The Newark Charter Compact is an important development that I hope is replicated everywhere there are charter schools. Among other things like high quality and closing failing schools, it aims to ensure that charters are serving ALL students, including their fair share of ELL, SPED, etc. students:
Charter schools in Newark will have an opportunity to sign onto a newly developed "charter compact" that will ensure they are upholding the highest principles of transparency and public accountability, serving an unmet need in Newark, striving for educational excellence, and fulfilling their missions to educate all students in the most equitable manner possible.
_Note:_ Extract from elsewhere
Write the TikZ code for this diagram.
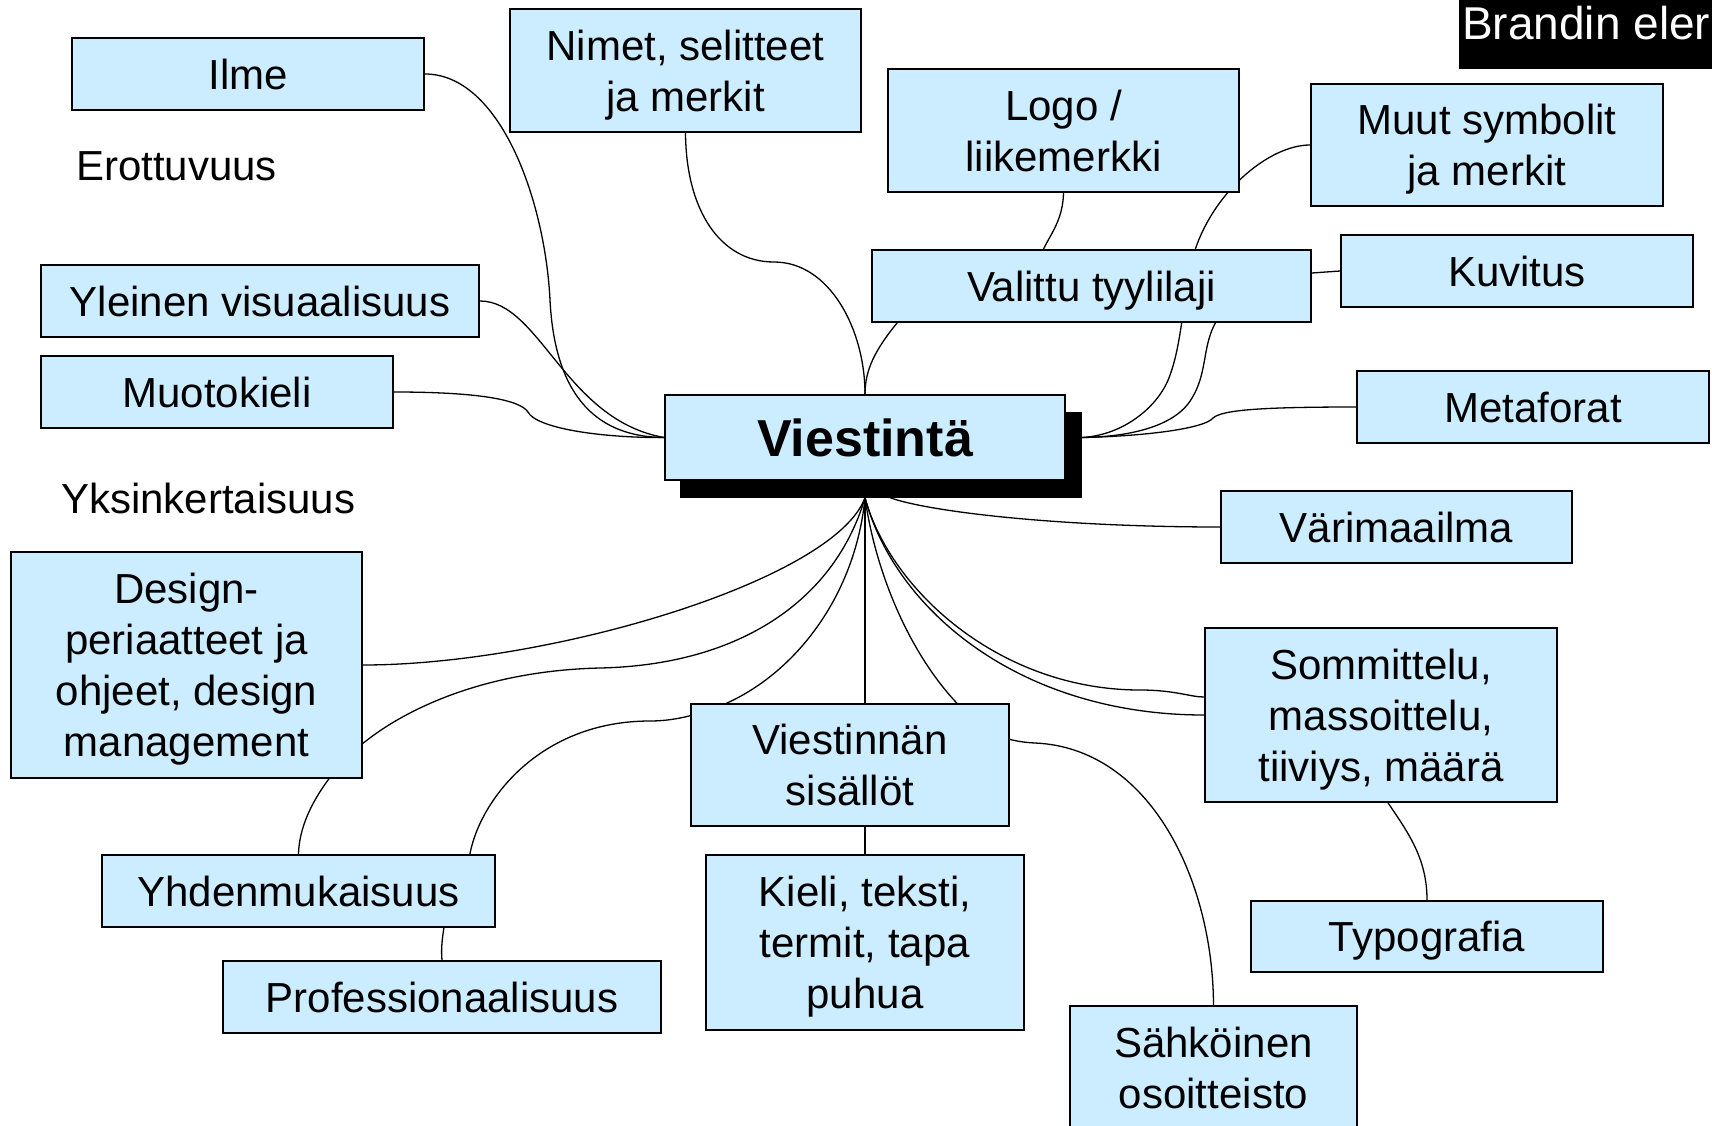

The compact was developed by the Newark Charter School Fund, a three-year old organization committed to increasing the number of high-quality schools in Newark by improving charter schools, expanding successful schools, and developing promising new schools.
…Under the compact, the charter schools, funders and stakeholders would commit to serving all students in the city, especially the highest need students requiring special education services, students who are English Language Learners, students who qualify for free or reduced-price lunch, and other underserved or at-risk populations.
Schools would also commit to recruiting and advertising in the widest and most inclusive manner possible and eliminate any process steps or requirements of parents before the charter application and lotteries are completed.
Under the compact, schools would also agree to correct misinformation about any application or lottery requirements for parents.
"As part of this agreement, charters will not be allowed to require families or students to attend information sessions to apply to their schools or enter the lottery," Ashton said. "Charters could offer those informational sessions as an option, but not a requirement."
Charters would also agree to provide multiple ways for charter parents and students to access and complete an application, including posting an application online, a mail-in application, and in-person drop off at the schools.
"We want charters to communicate a clear message that students with special education needs, students who are English Language Learners, and other at-risk students are served by charter schools," Ashton said.